Provide the Sales Manager with the Know How to Train and Motivate Sales People
Great sales people in general are those who get it done and live for the appreciation. They make relationships in line at the grocery store and often marry their job. Give them the skills to understand and break down what motivates others like them and others who can sell just as well but might be different. The CORE Profile tool is one such device that will give them this knowledge AND show them how to apply it to all team members and customers when coaching, selling, closing, and motivating. Invest more time in developing them than disciplining them and you’ll have more time to count the money they’ll make for your organization.
Keep Both Parties Accountable
Sales managers, particularly those who once were sales people, often struggle with attention span.

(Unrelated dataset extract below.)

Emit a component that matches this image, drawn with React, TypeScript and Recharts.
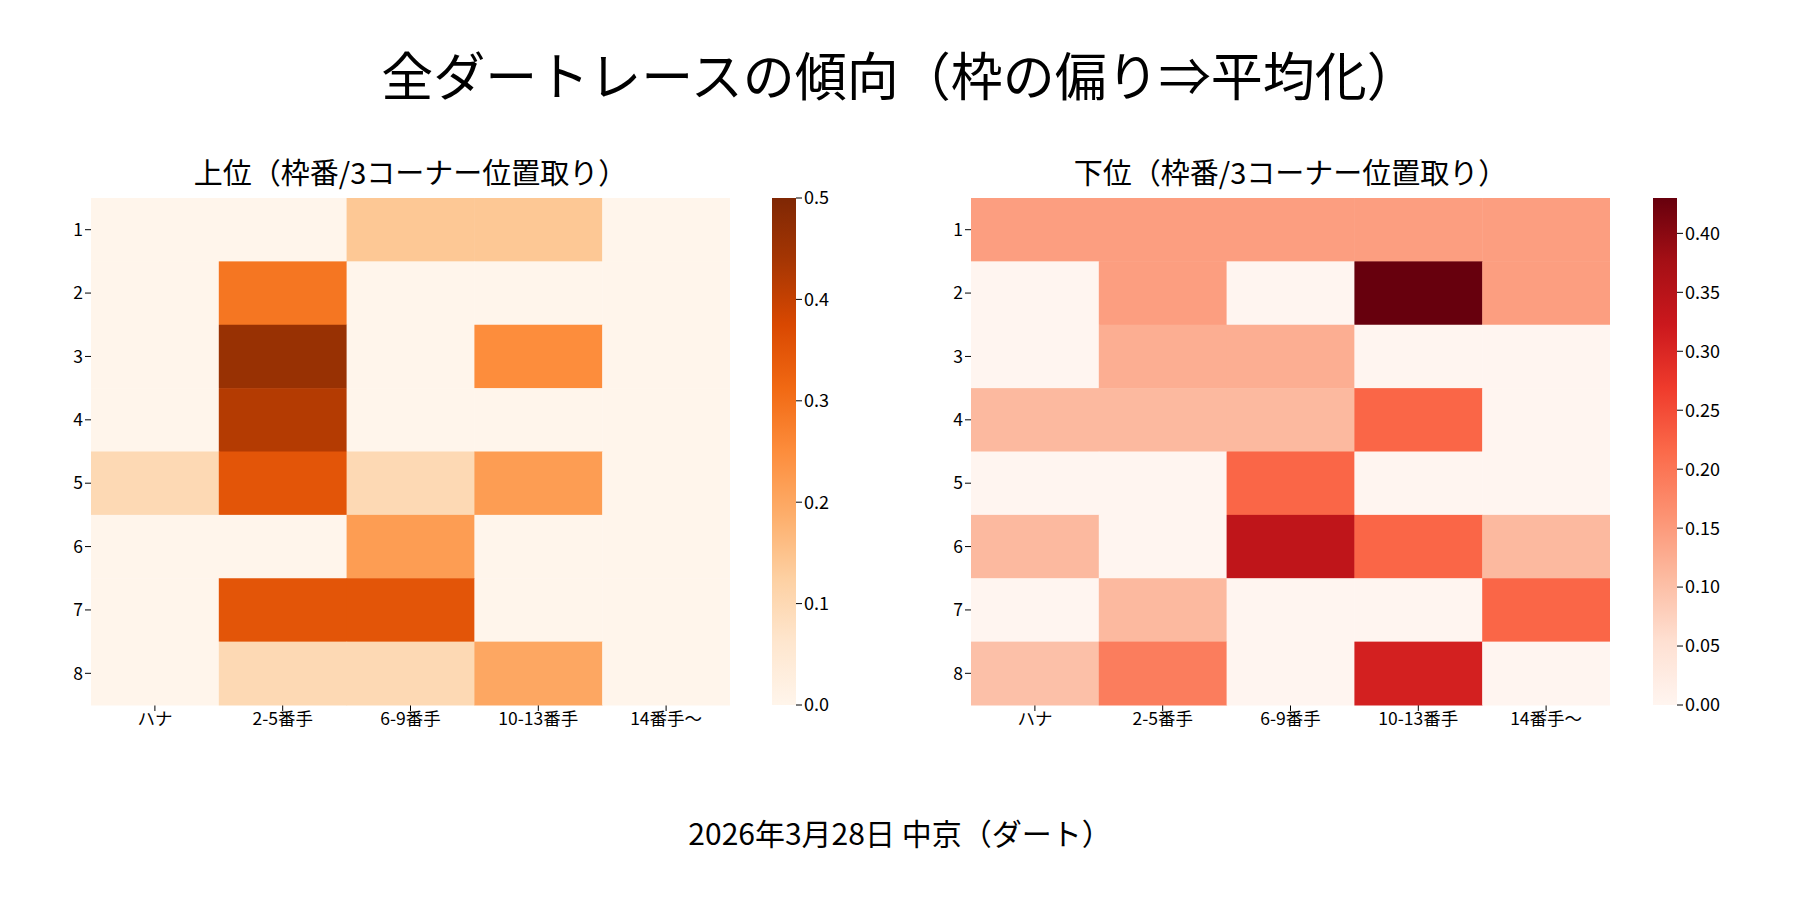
import { ScatterChart, Scatter, XAxis, YAxis, BarChart, Bar } from 'recharts'

const cols = ['ハナ', '2-5番手', '6-9番手', '10-13番手', '14番手〜']
const rowLabels = ['1', '2', '3', '4', '5', '6', '7', '8']

const upperValues = [
  [0, 0, 0.14, 0.14, 0],
  [0, 0.29, 0, 0, 0],
  [0, 0.46, 0, 0.25, 0],
  [0, 0.42, 0, 0, 0],
  [0.1, 0.35, 0.1, 0.22, 0],
  [0, 0, 0.22, 0, 0],
  [0, 0.35, 0.35, 0, 0],
  [0, 0.1, 0.1, 0.2, 0],
]
const lowerValues = [
  [0.145, 0.145, 0.145, 0.145, 0.145],
  [0, 0.145, 0, 0.43, 0.145],
  [0, 0.125, 0.125, 0, 0],
  [0.11, 0.11, 0.11, 0.22, 0],
  [0, 0, 0.22, 0, 0],
  [0.11, 0, 0.34, 0.22, 0.11],
  [0, 0.11, 0, 0, 0.22],
  [0.1, 0.19, 0, 0.31, 0],
]

const oranges = ['#fff5eb', '#fee6ce', '#fdd0a2', '#fdae6b', '#fd8d3c', '#f16913', '#d94801', '#a63603', '#7f2704']
const reds = ['#fff5f0', '#fee0d2', '#fcbba1', '#fc9272', '#fb6a4a', '#ef3b2c', '#cb181d', '#a50f15', '#67000d']

const FONT = '"Noto Sans CJK JP", "Noto Sans", sans-serif'

function hex(c: string) {
  return [1, 3, 5].map((i) => parseInt(c.slice(i, i + 2), 16))
}
function colorAt(map: string[], t: number) {
  const x = Math.max(0, Math.min(1, t)) * (map.length - 1)
  const i = Math.min(Math.floor(x), map.length - 2)
  const f = x - i
  const a = hex(map[i]), b = hex(map[i + 1])
  return `rgb(${a.map((v, k) => Math.round(v + (b[k] - v) * f)).join(',')})`
}

const PW = 639, PH = 507, PY = 198

function Heatmap({ values, map, max, left, title }: { values: number[][]; map: string[]; max: number; left: number; title: string }) {
  const points = values.flatMap((row, r) => row.map((v, c) => ({ x: c + 0.5, y: r + 0.5, v })))
  const cw = PW / 5, ch = PH / 8
  return (
    <>
      <div style={{ position: 'absolute', left: left - 100, top: 150, width: PW + 200, textAlign: 'center', fontSize: 29, fontFamily: FONT }}>{title}</div>
      <div style={{ position: 'absolute', left: left - 60, top: PY }}>
        <ScatterChart width={PW + 60} height={PH + 40} margin={{ top: 0, right: 0, left: 0, bottom: 0 }}>
          <XAxis type="number" dataKey="x" domain={[0, 5]} ticks={[0.5, 1.5, 2.5, 3.5, 4.5]} tickFormatter={(v) => cols[Math.floor(v)]}
            axisLine={false} height={40} tick={{ fill: '#000', fontSize: 17.5, fontFamily: FONT }} tickLine={{ stroke: '#000' }} interval={0} />
          <YAxis type="number" dataKey="y" domain={[0, 8]} reversed ticks={[0.5, 1.5, 2.5, 3.5, 4.5, 5.5, 6.5, 7.5]}
            tickFormatter={(v) => rowLabels[Math.floor(v)]} axisLine={false} width={60} interval={0}
            tick={{ fill: '#000', fontSize: 17.5, fontFamily: FONT }} tickLine={{ stroke: '#000' }} />
          <Scatter data={points} isAnimationActive={false}
            shape={(p: any) => <rect x={p.cx - cw / 2} y={p.cy - ch / 2} width={cw + 0.5} height={ch + 0.5} fill={colorAt(map, p.payload.v / max)} />} />
        </ScatterChart>
      </div>
    </>
  )
}

function ColorBar({ map, max, ticks, left, id, digits }: { map: string[]; max: number; ticks: number[]; left: number; id: string; digits: number }) {
  return (
    <div style={{ position: 'absolute', left, top: PY - 12 }}>
      <BarChart width={24 + 70} height={PH + 24} data={[{ v: max }]} margin={{ top: 12, right: 0, left: 0, bottom: 12 }} barCategoryGap={0}>
        <defs>
          <linearGradient id={id} x1="0" y1="1" x2="0" y2="0">
            {map.map((c, i) => <stop key={i} offset={i / (map.length - 1)} stopColor={c} />)}
          </linearGradient>
        </defs>
        <XAxis hide dataKey="v" />
        <YAxis orientation="right" domain={[0, max]} ticks={ticks} width={70} axisLine={false} interval={0}
          tickFormatter={(v) => v.toFixed(digits)} tick={{ fill: '#000', fontSize: 18, fontFamily: FONT }} tickLine={{ stroke: '#000' }} />
        <Bar dataKey="v" fill={`url(#${id})`} isAnimationActive={false} />
      </BarChart>
    </div>
  )
}

export default function App() {
  return (
    <div style={{ position: 'fixed', left: 0, top: 0, width: 1800, height: 900, background: '#fff', fontFamily: FONT }}>
      <div style={{ position: 'absolute', left: 0, top: 36, width: 1800, textAlign: 'center', fontSize: 52 }}>全ダートレースの傾向（枠の偏り⇒平均化）</div>
      <Heatmap values={upperValues} map={oranges} max={0.5} left={91} title="上位（枠番/3コーナー位置取り）" />
      <ColorBar map={oranges} max={0.5} ticks={[0, 0.1, 0.2, 0.3, 0.4, 0.5]} left={772} id="gOr" digits={1} />
      <Heatmap values={lowerValues} map={reds} max={0.43} left={971} title="下位（枠番/3コーナー位置取り）" />
      <ColorBar map={reds} max={0.43} ticks={[0, 0.05, 0.1, 0.15, 0.2, 0.25, 0.3, 0.35, 0.4]} left={1653} id="gRd" digits={2} />
      <div style={{ position: 'absolute', left: 0, top: 810, width: 1800, textAlign: 'center', fontSize: 30 }}>2026年3月28日 中京（ダート）</div>
    </div>
  )
}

Keep them focused on the goal and the paths for success. Reign them in when you have to and teach them to keep those they lead accountable to not only the # of calls, appointments, or leads, but the follow ups, correspondence, and communication often needed to keep a deal going. Give them accountability tools, but more important, give them accountability PEOPLE. Those in sales are often extroverts and they need someone to talk to or vent with when the chips are down. They will respond better to a person telling them “hey, have you done this” than they will an email.
It’s not a matter of which is better, strong manager or strong salesperson, but a question of how do you create, develop, train, and maintain both for successful sales and long term growth.